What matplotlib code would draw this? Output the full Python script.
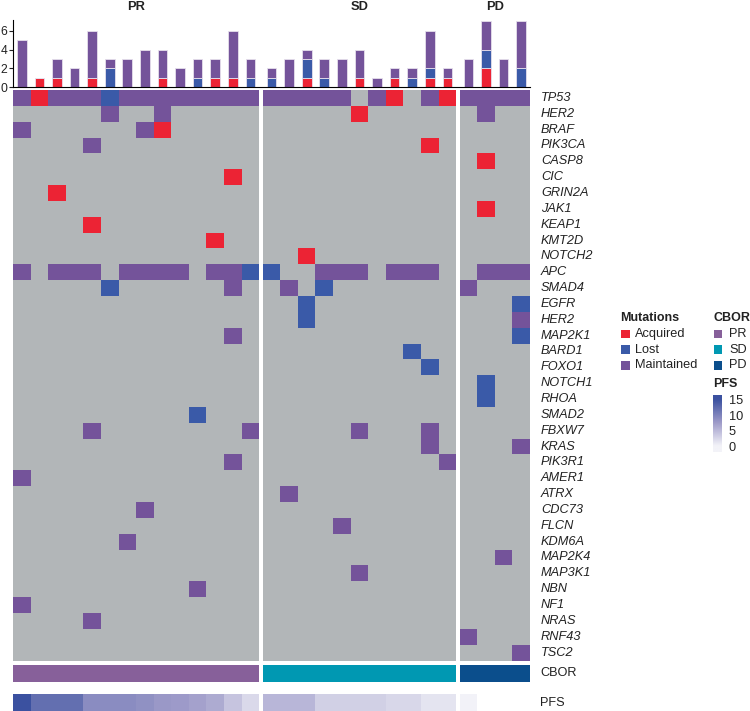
import numpy as np
import matplotlib
matplotlib.use('Agg')
import matplotlib.pyplot as plt
from matplotlib.colors import ListedColormap, LinearSegmentedColormap, BoundaryNorm, Normalize
from matplotlib.patches import Rectangle

plt.rcParams['font.family'] = ['Liberation Sans', 'DejaVu Sans']

# ---------------- data ----------------
genes = ['TP53', 'HER2', 'BRAF', 'PIK3CA', 'CASP8', 'CIC', 'GRIN2A', 'JAK1', 'KEAP1',
         'KMT2D', 'NOTCH2', 'APC', 'SMAD4', 'EGFR', 'HER2', 'MAP2K1', 'BARD1', 'FOXO1',
         'NOTCH1', 'RHOA', 'SMAD2', 'FBXW7', 'KRAS', 'PIK3R1', 'AMER1', 'ATRX', 'CDC73',
         'FLCN', 'KDM6A', 'MAP2K4', 'MAP3K1', 'NBN', 'NF1', 'NRAS', 'RNF43', 'TSC2']

groups = ['PR', 'SD', 'PD']
# '.' = none, 'A' = Acquired, 'L' = Lost, 'M' = Maintained
pr_status = [
    "MAMMMLMMMMMMMM", ".....M..M.....", "M......MA.....", "....M.........",
    "..............", "............A.", "..A...........", "..............",
    "....A.........", "...........A..", "..............", "M.MMM.MMMM.MML",
    ".....L......M.", "..............", "..............", "............M.",
    "..............", "..............", "..............", "..............",
    "..........L...", "....M........M", "..............", "............M.",
    "M.............", "..............", ".......M......", "..............",
    "......M.......", "..............", "..............", "..........M...",
    "M.............", "....M.........", "..............", "..............",
]
sd_status = [
    "MMMMM.MA.MA", ".....A.....", "...........", ".........A.",
    "...........", "...........", "...........", "...........",
    "...........", "...........", "..A........", "L..MMM.MMM.",
    ".M.L.......", "..L........", "..L........", "...........",
    "........L..", ".........L.", "...........", "...........",
    "...........", ".....M...M.", ".........M.", "..........M",
    "...........", ".M.........", "...........", "....M......",
    "...........", "...........", ".....M.....", "...........",
    "...........", "...........", "...........", "...........",
]
pd_status = [
    "MMMM", ".M..", "....", "....", ".A..", "....", "....", ".A..", "....",
    "....", "....", ".MMM", "M...", "...L", "...M", "...L", "....", "....",
    ".L..", ".L..", "....", "....", "...M", "....", "....", "....", "....",
    "....", "....", "..M.", "....", "....", "....", "....", "M...", "...M",
]
pr_pfs = [15, 12, 12, 12, 9, 9, 9, 8.5, 7.8, 7.6, 7.0, 6.2, 4.0, 2.2]
sd_pfs = [5.2, 5.2, 5.2, 3.0, 3.0, 3.0, 3.0, 2.4, 2.4, 1.3, 1.3]
pd_pfs = [0.1, np.nan, np.nan, np.nan]

status_data = [pr_status, sd_status, pd_status]
pfs_data = [pr_pfs, sd_pfs, pd_pfs]

# ---------------- styles ----------------
c_grey = '#B2B6B8'
c_acq = '#EC2334'
c_lost = '#3A5AA8'
c_main = '#74539A'
cbor_colors = {'PR': '#87609A', 'SD': '#0098B2', 'PD': '#0B4E8C'}
code = {'.': 0, 'A': 1, 'L': 2, 'M': 3}
mut_cmap = ListedColormap([c_grey, c_acq, c_lost, c_main])
mut_norm = BoundaryNorm([-0.5, 0.5, 1.5, 2.5, 3.5], 4)
pfs_cmap = LinearSegmentedColormap.from_list('pfs', ['#F3F3F8', '#9E9BC9', '#3B51A0'])
pfs_norm = Normalize(0, 15)
txt = '#222222'
fs = 9.2

W, H = 750, 711
fig = plt.figure(figsize=(W / 100, H / 100), dpi=100)


def px_axes(l, t, r, b):
    return fig.add_axes([l / W, 1 - b / H, (r - l) / W, (b - t) / H])


gap = 0.2
sizes = [len(s[0]) for s in status_data]
offsets = []
o = 0
for s in sizes:
    offsets.append(o)
    o += s + gap
xmax = o - gap

L, R = 13, 530

# ---------------- top bar plot ----------------
axb = px_axes(L, 19.5, R, 87.3)
for gi, st in enumerate(status_data):
    mat = np.array([[code[ch] for ch in row] for row in st])
    xs = offsets[gi] + np.arange(sizes[gi]) + 0.5
    na = (mat == 1).sum(axis=0)
    nl = (mat == 2).sum(axis=0)
    nm = (mat == 3).sum(axis=0)
    kw = dict(width=0.55, edgecolor='#E6E0EC', linewidth=0.6)
    axb.bar(xs, na, color=c_acq, **kw)
    axb.bar(xs, nl, bottom=na, color=c_lost, **kw)
    axb.bar(xs, nm, bottom=na + nl, color=c_main, **kw)
axb.set_xlim(0, xmax)
axb.set_ylim(0, 7.2)
axb.set_yticks([0, 2, 4, 6])
axb.set_xticks([])
for sp in ['top', 'right']:
    axb.spines[sp].set_visible(False)
axb.spines['left'].set_linewidth(0.8)
axb.spines['bottom'].set_linewidth(0.8)
axb.tick_params(axis='y', labelsize=8.7, length=3, width=0.8, pad=1, colors=txt)

# ---------------- heatmap ----------------
axh = px_axes(L, 90, R, 660.5)
for gi, st in enumerate(status_data):
    mat = np.array([[code[ch] for ch in row] for row in st])
    xe = offsets[gi] + np.arange(sizes[gi] + 1)
    ye = np.arange(len(genes) + 1)
    axh.pcolormesh(xe, ye, mat, cmap=mut_cmap, norm=mut_norm, edgecolors='none')
axh.set_xlim(0, xmax)
axh.set_ylim(len(genes), 0)
axh.axis('off')
for i, g in enumerate(genes):
    axh.text(1 + 11 / (R - L), i + 0.5, g, transform=axh.get_yaxis_transform(),
             ha='left', va='center', fontsize=fs, style='italic', color=txt)

# ---------------- CBOR annotation ----------------
axc = px_axes(L, 665, R, 681.5)
for gi, g in enumerate(groups):
    axc.bar(offsets[gi] + sizes[gi] / 2, 1, width=sizes[gi], bottom=0,
            color=cbor_colors[g], edgecolor='none')
axc.set_xlim(0, xmax)
axc.set_ylim(0, 1)
axc.axis('off')
axc.text(1 + 10 / (R - L), 0.5, 'CBOR', transform=axc.transAxes, ha='left', va='center',
         fontsize=fs, color=txt)

# ---------------- PFS annotation ----------------
axp = px_axes(L, 694, R, 711)
for gi, vals in enumerate(pfs_data):
    xe = offsets[gi] + np.arange(sizes[gi] + 1)
    arr = np.ma.masked_invalid(np.array(vals, dtype=float)[None, :])
    axp.pcolormesh(xe, [0, 1], arr, cmap=pfs_cmap, norm=pfs_norm, edgecolors='none')
axp.set_xlim(0, xmax)
axp.set_ylim(0, 1)
axp.axis('off')
axp.text(1 + 10 / (R - L), 0.45, 'PFS', transform=axp.transAxes, ha='left', va='center',
         fontsize=fs, color=txt)

# ---------------- overlay: titles & legends ----------------
axl = fig.add_axes([0, 0, 1, 1], zorder=5)
axl.set_xlim(0, W)
axl.set_ylim(H, 0)
axl.axis('off')
axl.patch.set_alpha(0)

# group titles, centred over each group of columns
px_per_unit = (R - L) / xmax
for gi, g in enumerate(groups):
    cx = L + (offsets[gi] + sizes[gi] / 2) * px_per_unit
    axl.text(cx, 9.5, g, ha='center', va='baseline', fontsize=9.3, fontweight='bold', color=txt)

axl.text(620, 318, 'Mutations', ha='left', va='center', fontsize=9, fontweight='bold', color=txt)
for k, (lab, col) in enumerate([('Acquired', c_acq), ('Lost', c_lost), ('Maintained', c_main)]):
    y = 334 + k * 15.7
    axl.add_patch(Rectangle((621, y - 4.3), 9, 8.6, color=col, lw=0))
    axl.text(635, y, lab, ha='left', va='center', fontsize=fs, color=txt)

axl.text(713, 318, 'CBOR', ha='left', va='center', fontsize=9, fontweight='bold', color=txt)
for k, g in enumerate(groups):
    y = 334 + k * 15.7
    axl.add_patch(Rectangle((714, y - 4.3), 8, 8.6, color=cbor_colors[g], lw=0))
    axl.text(729, y, g, ha='left', va='center', fontsize=fs, color=txt)

axl.text(713, 384, 'PFS', ha='left', va='center', fontsize=9, fontweight='bold', color=txt)
cax = px_axes(713, 394.5, 722, 452)
lo, hi = -1.9, 16.6
grad = np.linspace(lo, hi, 256)[:, None]
cax.imshow(grad, extent=[0, 1, lo, hi], origin='lower', aspect='auto', cmap=pfs_cmap, norm=pfs_norm)
cax.set_ylim(lo, hi)
cax.set_xticks([])
cax.yaxis.tick_right()
cax.set_yticks([0, 5, 10, 15])
cax.tick_params(axis='y', length=0, pad=5, labelsize=fs, colors=txt)
for sp in cax.spines.values():
    sp.set_visible(False)

fig.savefig('out.png', dpi=100)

------------------------------------------------------------------------

Give again, word for word, every line from the top of the data above to the line holding "from matplotlib.patches import Rectangle", inclusive, with the pictures left out.

What matplotlib code would draw this? Output the full Python script.
import numpy as np
import matplotlib
matplotlib.use('Agg')
import matplotlib.pyplot as plt
from matplotlib.colors import ListedColormap, LinearSegmentedColormap, BoundaryNorm, Normalize
from matplotlib.patches import Rectangle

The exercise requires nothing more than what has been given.